VI. The election of the first pro-slavery President, Jackson, in 1828, discouraged the abolitionists; and Lundy was obliged to suspend his paper for lack of subscribers early next year. When he resumed it in September, he took an assistant editor, who had declared on the previous Fourth of July, in a fashionable Boston church: "I acknowledge that immediate and complete emancipation is not desirable. No rational man cherishes so wild a vision." Before Garrison set foot on slave soil, it occurred to him that every slave had a right to instant freedom, and also that no master had any right to compensation. These two ideas he advocated at once, and ever after, as obstinately as George the Third insisted on the right to tax America. Garrison, of course, was a zealous philanthropist; and he was as conscientious as Paul was in persecuting the Christians. But he seems to have been more anxious to free his own conscience than to free the slaves. Immediate emancipation had been advocated in Lundy's paper at much length, and even as early as 1825, but so mildly as to call out little opposition. Insisting on no compensation was much more irritating; and Garrison's writings show that his mind was apt to free itself in bitter words, even against such men as Whittier, Channing, Longfellow, Douglass, and Sumner. He had been but three months in Baltimore when he published a censure by name of the owner and captain of one of the many vessels which were permitted by law to carry slaves South, as "highway robbers and murderers," who "should be sentenced to solitary confinement for life," and who deserved "to occupy the lowest depths of perdition." He was found guilty of libel, and imprisoned for seven weeks because he could not pay a moderate fine.

The money was given by a generous New Yorker; but Garrison's work in the South was over, and Lundy's was of little value thenceforth. The man who brought the libel suit was an influential citizen of Massachusetts; and Boston pulpits were shut against Garrison on his return. He could not pay for a hall; but one was given him without cost by the anti-clerical society, whose leader, Abner Knee-land, was imprisoned thirty days in 1834 for a brief expression of atheism which would not now be considered blasphemous.

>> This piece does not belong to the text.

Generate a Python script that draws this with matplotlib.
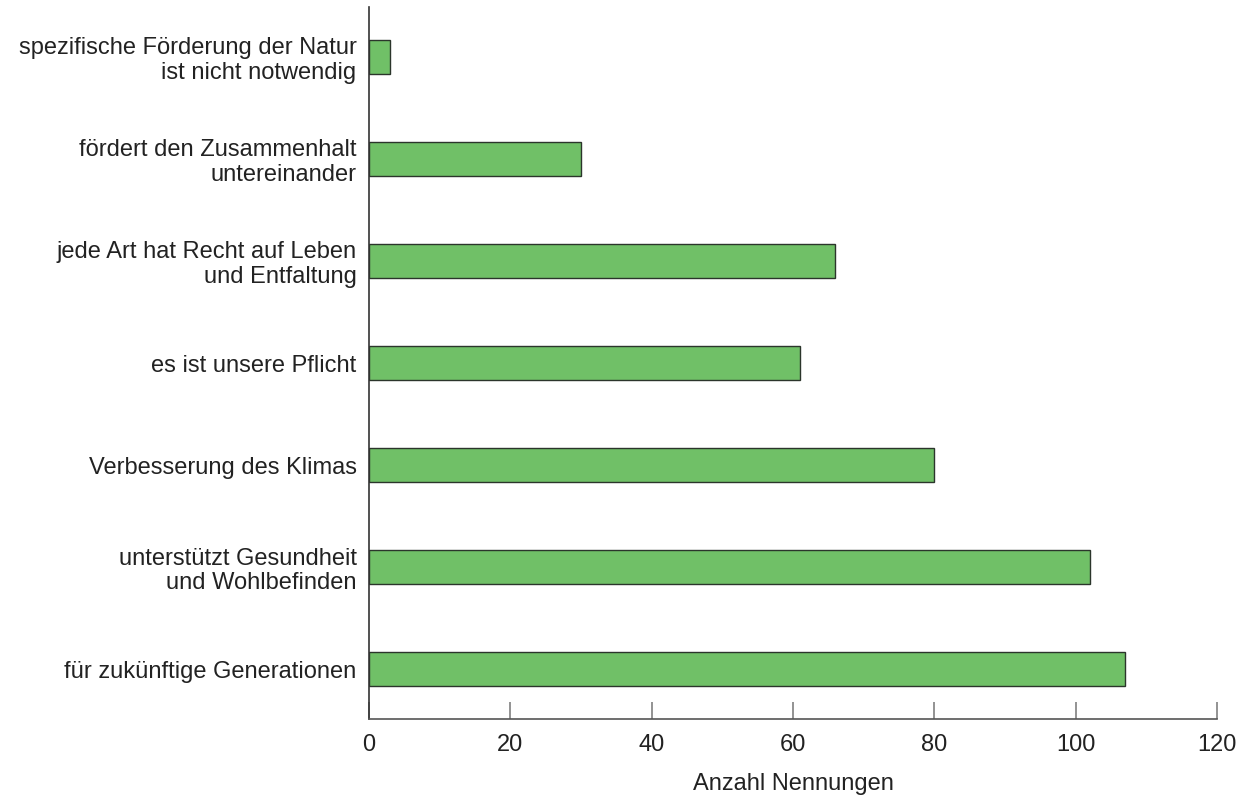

Two weeklies, which were unpopular from the first, began to be published at Boston early in 1831. Kneeland's Investigator was pledged "to contend for the abolition of slavery" and "advocate the rights of women." It was friendly to labour reform as well as to scientific education, and opposed capital punishment, imprisonment for debt, and legislation about religion; but its predominant tone has been skeptical to the present day. Garrison was too orthodox in 1831 to favour the emancipation of women; he was in sympathy with other reforms; but his chief theme was the "pernicious doctrine of gradual abolition." The next mistake of his Liberator was the prominence given to negro insurrection and other crimes against whites. The Southerners were naturally afraid to have such subjects mentioned, even in condemnation; and guilty consciences made slave-holders think the danger much greater than it was. The first number of the Liberator contained Garrison's verses about the horrors of the revolt which might bring emancipation. He announced at the same time that he was going to review a recent pamphlet which he described thus: "A better promoter of insurrection was never sent forth to an oppressed people." His contributors spoke often of the right of slaves to resist, and asked, "In God's name, why should they not cut their masters' throats?" Many women and children were massacred by rebel slaves in Virginia that autumn; and Garrison promptly declared that the assassins "deserve no more blame than our fathers did for slaughtering the British," and that "When the contest shall have again begun, it must again be a war of extermination." Similar language was often used in the Liberator afterwards.

Garrison was too firm a non-resistant to go further than this; but the majority of Northerners would have agreed with the Reverend Doctor Wayland, President of Brown University, who declared slavery "very wicked," but declined to have the Liberator sent him, and wrote to Mr. Garrison that its tendency was to incite the slaves to rebellion. Of course this was not the editor's intention; but history deals mainly with causes and results.